We can also consider using int8 as a data type, which results in a more efficient data flow.
Key concepts
-------------
This tutorial demonstrated several foundational concepts that you'll use repeatedly to implement kernel routines and process data in the core array.
* **Broadcast requirements and conventions:** The broadcast function is used to transfer constant data that is common to every core calculation, a tile at a time.
It's important to stage data before each call to any API method whose function includes "popping" data off the broadcast bus. That's why the example repeatedly stages the weights tensor data within the inner loop. After running an operation on the core Array, the constant data must be staged again.

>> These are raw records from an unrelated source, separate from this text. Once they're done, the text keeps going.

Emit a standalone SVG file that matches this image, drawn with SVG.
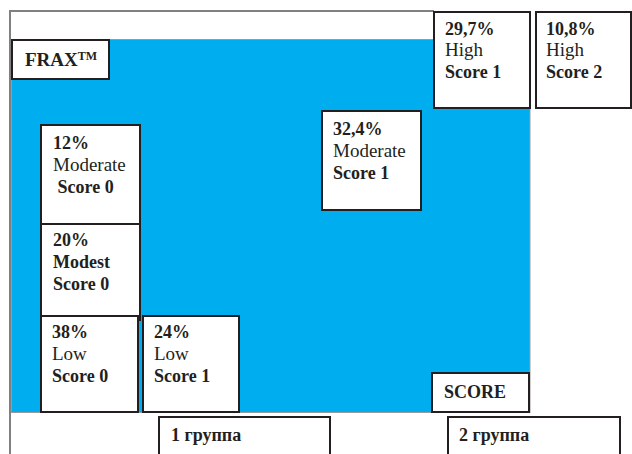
<svg xmlns="http://www.w3.org/2000/svg" width="632" height="454" viewBox="0 0 632 454">
<style>
.box{fill:#fff;stroke:#231f20;stroke-width:2}
</style>
<rect width="632" height="454" fill="#fff"/>
<g id="frame">
<line x1="10" y1="11" x2="434" y2="11" stroke="#808080" stroke-width="2"/>
<line x1="10" y1="10" x2="10" y2="454" stroke="#808080" stroke-width="2"/>
<rect x="11.5" y="39.5" width="518.5" height="373" fill="#00aeef" stroke="#9a9a9a" stroke-width="1"/>
</g>
<g id="connectors"></g>
<g font-family="Liberation Serif, Times New Roman, serif" font-size="18" fill="#231f20">
<g id="frax"><rect class="box" x="12" y="40" width="97" height="39"/><text font-weight="bold" x="25" y="66" font-size="19">FRAX<tspan font-size="12" dy="-6">TM</tspan></text></g>
<g id="n297"><rect class="box" x="434" y="12" width="96" height="96"/>
<text x="445" y="35"><tspan font-weight="bold">29,7%</tspan><tspan x="445" y="56" font-size="19">High</tspan><tspan font-weight="bold" x="445" y="78">Score 1</tspan></text></g>
<g id="n108"><rect class="box" x="536" y="12" width="95" height="96"/>
<text x="546" y="35"><tspan font-weight="bold">10,8%</tspan><tspan x="546" y="56" font-size="19">High</tspan><tspan font-weight="bold" x="546" y="78">Score 2</tspan></text></g>
<g id="n324"><rect class="box" x="322" y="111" width="99" height="99"/>
<text x="333" y="135"><tspan font-weight="bold">32,4%</tspan><tspan x="333" y="157" font-size="19">Moderate</tspan><tspan font-weight="bold" x="333" y="179">Score 1</tspan></text></g>
<g id="n12"><rect class="box" x="41" y="125" width="99" height="99"/>
<text x="53" y="149"><tspan font-weight="bold">12%</tspan><tspan x="53" y="171" font-size="19">Moderate</tspan><tspan font-weight="bold" x="57.5" y="193">Score 0</tspan></text></g>
<g id="n20"><rect class="box" x="41" y="224" width="99" height="96"/>
<text font-weight="bold" x="53" y="246"><tspan>20%</tspan><tspan x="53" y="268">Modest</tspan><tspan x="53" y="290">Score 0</tspan></text></g>
<g id="n38"><rect class="box" x="41" y="316" width="97" height="96"/>
<text x="52" y="338"><tspan font-weight="bold">38%</tspan><tspan x="52" y="360" font-size="19">Low</tspan><tspan font-weight="bold" x="52" y="382">Score 0</tspan></text></g>
<g id="n24"><rect class="box" x="143" y="316" width="96" height="96"/>
<text x="154" y="338"><tspan font-weight="bold">24%</tspan><tspan x="154" y="360" font-size="19">Low</tspan><tspan font-weight="bold" x="154" y="382">Score 1</tspan></text></g>
<g id="score"><rect class="box" x="432" y="373" width="97" height="39"/><text font-weight="bold" x="444" y="398">SCORE</text></g>
<g id="g1"><rect class="box" x="159" y="417" width="171" height="45"/><text font-weight="bold" x="171" y="441">1 группа</text></g>
<g id="g2"><rect class="box" x="448" y="417" width="172" height="45"/><text font-weight="bold" x="459" y="441">2 группа</text></g>
</g>
</svg>
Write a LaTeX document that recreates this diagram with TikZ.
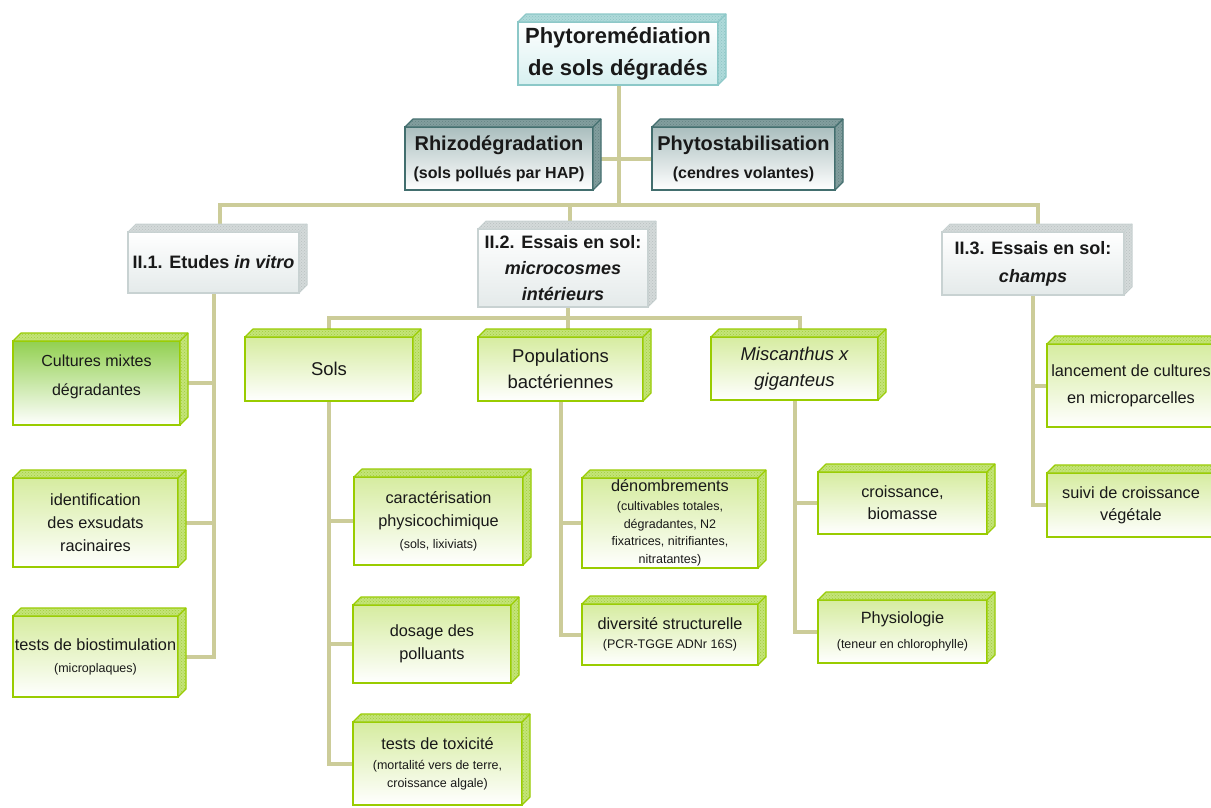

* **Borders:** By definition, the blur is calculated for a given pixel in the input tensor by using the values of adjacent pixels. Because of that, when iterating through RoIs, the algorithm still needs pixels outside of the RoI for the calculation. Using the BORDER version of the iterator is what automatically brings in those border pixels for purposes of the calculation. The architecture supports this without the need to allocate additional core memory since there are border cores built in to the hardware specifically for this.
* **Weights:** Weights in the mask tensor are represented by the FixedPoint type with 2^7 fractional values. We broadcast this tensor to the current tile, since each core in the tile uses it to do the convolution.